Why is cilantro so disgusting?

I mean, really it is quite foul.

Why is it that most people like it and a small number of us find it to be the most pukeriffic flavor imaginable?

I’ve tried googling it, wrote in to Straight Dope, wrote a letter to the Scientific American, but have never found an answer.

I can’t even walk by it in the grocery store without smelling that awful smell and getting angry.

A previous thread on the subject.

Thanks. I’ll happily delete this thread to clear up space. Can you tell me how to do it?

It will die a natural death and fall off the front page.

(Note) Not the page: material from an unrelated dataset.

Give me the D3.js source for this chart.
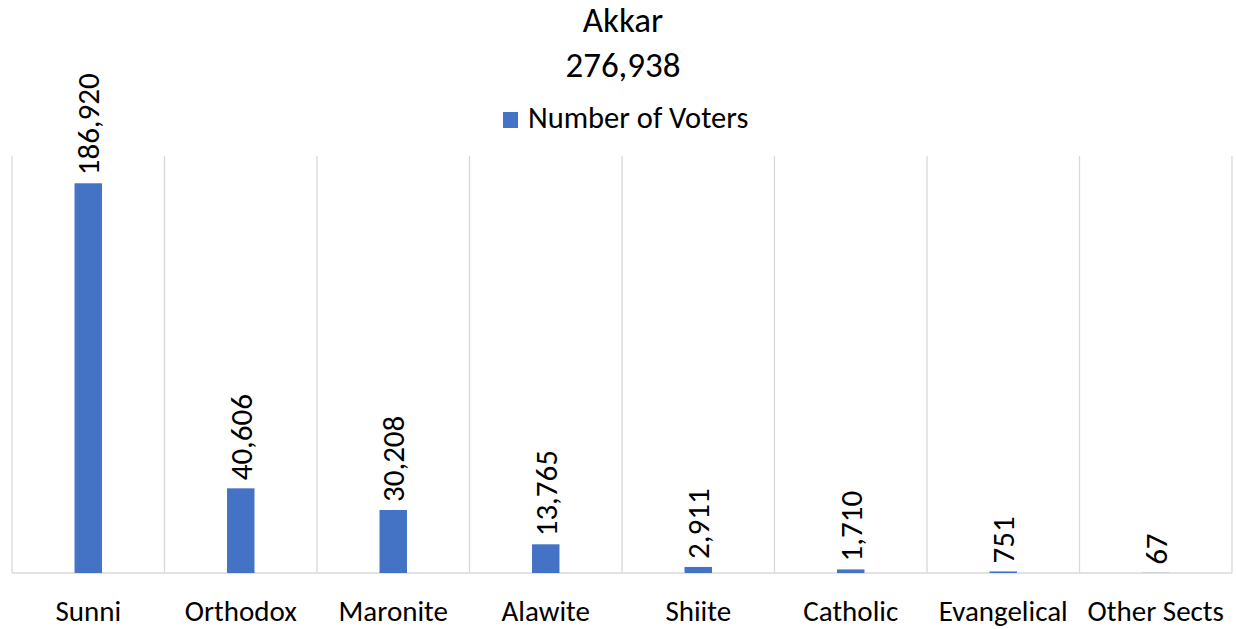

But not before at least 8 people chime in with: another link, a half-assed theory they read on a cereal box, 2 jokes, 4 puns, a declaration of undying alliegence to cilantro, and a question about coriander. Maybe a recipe or two as well. :smiley:

Let us fight ignorance a bit more before the thread dies by reposting broomstick’s most educational and helpful info!

From the above-linked thread.

<mod>

When I saw the Google ad that this thread brought up, saying “Embarrasing Vaginal Odor,” I said to myself, “Self, this thread belongs in IMHO.”

I selflessly moved it for you.

</mod>

OK, now those ads are starting to weird me out. They’re just trying to be disturbing.

My biggest problem with cilantro is that so many cooks who use it operate under the “if a little is good, a lot must be better” rule. I can only take it in small doses.

Thanks, rico. Let me root around and see if I can’t find a question for ya. :slight_smile:

Chalk up 1 undying allegiance. Witness my multiple past threads about my Chipotle addiction.

Here’s my issue. I know the soap-gene thing. Cilantro is the most disgusting thing I’ve ever tasted that is routinely used in actual food, but it doesn’t taste like soap. It tastes like pure evil, which soap does not resemble (as far as I’m aware).

Except there’s a factual answer that was given. Sounds like GQ material to me…

QtM, you are officially my hero. (for a day or so anyway)
I thought I was crazy. I hate it, yes, soap, or worse, yes. No one in my family believed me. I was the only one that tasted it. (sigh) I feel so vindicated. I’m calling my ex husband in the morning!

Some years ago, in an attempt to avoid using pesticides, I took to trapping the stinkbugs that were infesting my rhubarb, rather than spraying them; for some not entirely rational reason, I decided that drowning them in the water butt was a fitting end for such loathsome beasts. They do not drown easily, but during the process, they would always release an oily slick of… welll… stink.
The odour was pretty much exactly that of coriander/cilantro. To this day, I have trouble eating the stuff without thinking of clingy, leggy brown stinkbugs.

Mangetout

Thank you.

I have always wondered what that smell was that cilantro exudes was.

Stink bugs!

Can the lovers of cilantro smell them? Or do stink bugs smell different to them? I am not being snide, Do stink bugs stink for everone?

Dunno, but googling Stink Bug and Coriander does seem to indicate that I’m not the only one to have made the association, indeed, it actually appears to have been named after them (Coriander from Greek Koros=‘bug’).

I have always liked it in restaurant meals and took me ages, using it myself, to discover that most recipes recommend about 3 or 4 times too much for my tastes. I think it works much better, as you say, in small doses.

OTOH, whenever my school has a "taco bar for the teachers, I always load on a ton of cilantro. I’m not the only one who does it, either. I love the stuff. :smiley:

Ah, there’s the missing piece I was confused on! Cilantro does taste kind of soapy to me, and straight-up, it would be quite unpalatable. But as an incidental ingredient, I find that it can complement other flavors, and I quite like some foods with cilantro in them. I guess I must be a heterozygot.

Same for me. The first time I can recall having cilantro was as a pizza topping at a fusion restaurant. It wasn’t finely chopped or anything – whole cilantro leaves were piled on. I honestly thought that someone in the kitchen had just washed their hands, rinsed poorly, and had drizzled soapy water onto my pizza.

Since then, I’ve learned to appreciate cilantro – in proper proportion – in Mexican and Vietnamese cuisine, and as a beer infusion. Regarding the smell … I find it pleasant <shrug>.

And I think it actually cleared some things up for me. My dad is heterozygotic, I’m sure. He doesn’t much like it but he doesn’t mind some in it. My mom, on the other hand, LOVES cilantro. I think it’s her favourite herb. How could I be homozygotic?

Then I remembered… MY MOM LIKES SOAP GUM TOO. I think she just likes the taste of soap.